_Source data_.
※
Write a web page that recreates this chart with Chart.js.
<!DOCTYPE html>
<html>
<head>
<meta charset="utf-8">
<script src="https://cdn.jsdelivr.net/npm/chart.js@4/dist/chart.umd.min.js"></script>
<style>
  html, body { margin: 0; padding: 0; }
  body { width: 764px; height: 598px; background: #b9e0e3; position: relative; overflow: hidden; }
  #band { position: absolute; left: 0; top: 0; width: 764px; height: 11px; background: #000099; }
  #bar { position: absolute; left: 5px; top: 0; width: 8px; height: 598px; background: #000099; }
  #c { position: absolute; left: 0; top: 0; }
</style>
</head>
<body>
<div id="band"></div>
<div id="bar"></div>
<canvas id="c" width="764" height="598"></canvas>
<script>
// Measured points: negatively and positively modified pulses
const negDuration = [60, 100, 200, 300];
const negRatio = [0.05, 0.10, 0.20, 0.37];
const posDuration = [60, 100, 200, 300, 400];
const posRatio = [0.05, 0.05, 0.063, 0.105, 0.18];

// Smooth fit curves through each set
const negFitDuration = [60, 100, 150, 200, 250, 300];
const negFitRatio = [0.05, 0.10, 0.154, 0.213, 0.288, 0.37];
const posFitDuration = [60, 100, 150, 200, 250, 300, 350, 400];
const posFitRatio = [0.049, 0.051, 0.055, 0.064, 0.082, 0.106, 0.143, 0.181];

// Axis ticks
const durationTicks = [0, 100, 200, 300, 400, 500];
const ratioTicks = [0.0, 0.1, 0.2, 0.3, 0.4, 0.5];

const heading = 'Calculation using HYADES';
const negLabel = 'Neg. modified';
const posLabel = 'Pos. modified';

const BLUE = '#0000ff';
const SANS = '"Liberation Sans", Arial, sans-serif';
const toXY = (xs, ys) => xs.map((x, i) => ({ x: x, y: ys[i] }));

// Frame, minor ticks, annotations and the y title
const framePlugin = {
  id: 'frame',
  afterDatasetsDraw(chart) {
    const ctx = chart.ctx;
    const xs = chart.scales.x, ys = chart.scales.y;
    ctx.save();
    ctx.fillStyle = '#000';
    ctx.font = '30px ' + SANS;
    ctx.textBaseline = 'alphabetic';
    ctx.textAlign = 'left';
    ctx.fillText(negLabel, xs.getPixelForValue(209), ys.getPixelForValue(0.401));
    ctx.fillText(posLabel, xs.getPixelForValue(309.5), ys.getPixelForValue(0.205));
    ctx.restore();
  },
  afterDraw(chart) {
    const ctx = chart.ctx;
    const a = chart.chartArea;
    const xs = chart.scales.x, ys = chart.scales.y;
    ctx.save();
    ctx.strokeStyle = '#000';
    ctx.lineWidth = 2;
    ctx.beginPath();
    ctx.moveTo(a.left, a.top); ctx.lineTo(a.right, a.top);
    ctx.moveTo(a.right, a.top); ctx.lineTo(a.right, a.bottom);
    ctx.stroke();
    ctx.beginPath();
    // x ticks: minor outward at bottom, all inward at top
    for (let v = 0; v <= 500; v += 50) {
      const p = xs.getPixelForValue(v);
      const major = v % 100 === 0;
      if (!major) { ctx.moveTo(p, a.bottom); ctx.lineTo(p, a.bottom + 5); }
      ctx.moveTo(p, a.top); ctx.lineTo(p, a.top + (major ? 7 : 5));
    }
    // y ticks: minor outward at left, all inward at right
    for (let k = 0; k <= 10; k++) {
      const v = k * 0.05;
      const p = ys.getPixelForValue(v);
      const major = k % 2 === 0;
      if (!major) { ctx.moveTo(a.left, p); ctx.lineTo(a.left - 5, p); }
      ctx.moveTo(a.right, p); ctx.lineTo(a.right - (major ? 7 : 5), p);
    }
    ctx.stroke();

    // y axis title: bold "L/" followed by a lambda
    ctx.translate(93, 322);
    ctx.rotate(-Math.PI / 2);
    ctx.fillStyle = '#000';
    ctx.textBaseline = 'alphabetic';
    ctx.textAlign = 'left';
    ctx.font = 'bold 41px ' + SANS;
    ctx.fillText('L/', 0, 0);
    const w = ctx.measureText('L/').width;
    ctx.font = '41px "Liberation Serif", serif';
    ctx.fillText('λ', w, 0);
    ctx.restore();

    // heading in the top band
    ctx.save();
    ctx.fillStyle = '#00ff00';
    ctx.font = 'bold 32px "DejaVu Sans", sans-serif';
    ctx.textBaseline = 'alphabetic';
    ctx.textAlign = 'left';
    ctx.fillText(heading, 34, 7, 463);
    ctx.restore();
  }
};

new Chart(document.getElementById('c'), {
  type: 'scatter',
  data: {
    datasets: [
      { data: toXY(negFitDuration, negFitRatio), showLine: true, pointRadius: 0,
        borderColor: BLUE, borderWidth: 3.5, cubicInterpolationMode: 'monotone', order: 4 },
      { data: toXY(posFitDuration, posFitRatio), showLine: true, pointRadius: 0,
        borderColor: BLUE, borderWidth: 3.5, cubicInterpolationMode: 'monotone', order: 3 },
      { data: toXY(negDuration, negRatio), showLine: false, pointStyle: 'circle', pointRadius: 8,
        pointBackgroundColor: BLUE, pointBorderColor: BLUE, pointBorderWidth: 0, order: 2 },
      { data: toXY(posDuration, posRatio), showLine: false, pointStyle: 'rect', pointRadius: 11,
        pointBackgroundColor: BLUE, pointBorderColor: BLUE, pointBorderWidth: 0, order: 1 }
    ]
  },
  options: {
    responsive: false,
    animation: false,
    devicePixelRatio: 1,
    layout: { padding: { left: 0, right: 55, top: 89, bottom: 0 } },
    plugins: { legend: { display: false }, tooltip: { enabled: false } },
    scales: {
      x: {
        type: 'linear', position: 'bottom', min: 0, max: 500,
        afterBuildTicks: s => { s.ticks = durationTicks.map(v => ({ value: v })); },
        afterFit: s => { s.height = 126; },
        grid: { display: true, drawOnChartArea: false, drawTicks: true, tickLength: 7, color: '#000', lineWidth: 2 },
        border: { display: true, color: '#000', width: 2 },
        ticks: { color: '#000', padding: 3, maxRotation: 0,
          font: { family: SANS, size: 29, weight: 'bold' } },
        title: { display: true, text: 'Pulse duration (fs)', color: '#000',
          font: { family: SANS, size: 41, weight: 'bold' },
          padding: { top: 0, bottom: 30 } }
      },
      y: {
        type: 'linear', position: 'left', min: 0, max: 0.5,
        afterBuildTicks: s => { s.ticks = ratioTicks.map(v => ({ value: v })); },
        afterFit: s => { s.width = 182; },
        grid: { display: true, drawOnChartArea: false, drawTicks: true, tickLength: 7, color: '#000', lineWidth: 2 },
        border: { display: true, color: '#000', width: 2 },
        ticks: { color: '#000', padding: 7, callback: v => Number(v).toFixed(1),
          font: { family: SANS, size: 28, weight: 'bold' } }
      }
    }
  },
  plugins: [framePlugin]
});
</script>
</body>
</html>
※
Write out, exactly and with nothing else, the lines of the listing above from its first line through the line with "const ratioTicks = [0.0, 0.1, 0.2, 0.3, 0.4, 0.5];".

Write a web page that recreates this chart with Chart.js.
<!DOCTYPE html>
<html>
<head>
<meta charset="utf-8">
<script src="https://cdn.jsdelivr.net/npm/chart.js@4/dist/chart.umd.min.js"></script>
<style>
  html, body { margin: 0; padding: 0; }
  body { width: 764px; height: 598px; background: #b9e0e3; position: relative; overflow: hidden; }
  #band { position: absolute; left: 0; top: 0; width: 764px; height: 11px; background: #000099; }
  #bar { position: absolute; left: 5px; top: 0; width: 8px; height: 598px; background: #000099; }
  #c { position: absolute; left: 0; top: 0; }
</style>
</head>
<body>
<div id="band"></div>
<div id="bar"></div>
<canvas id="c" width="764" height="598"></canvas>
<script>
// Measured points: negatively and positively modified pulses
const negDuration = [60, 100, 200, 300];
const negRatio = [0.05, 0.10, 0.20, 0.37];
const posDuration = [60, 100, 200, 300, 400];
const posRatio = [0.05, 0.05, 0.063, 0.105, 0.18];

// Smooth fit curves through each set
const negFitDuration = [60, 100, 150, 200, 250, 300];
const negFitRatio = [0.05, 0.10, 0.154, 0.213, 0.288, 0.37];
const posFitDuration = [60, 100, 150, 200, 250, 300, 350, 400];
const posFitRatio = [0.049, 0.051, 0.055, 0.064, 0.082, 0.106, 0.143, 0.181];

// Axis ticks
const durationTicks = [0, 100, 200, 300, 400, 500];
const ratioTicks = [0.0, 0.1, 0.2, 0.3, 0.4, 0.5];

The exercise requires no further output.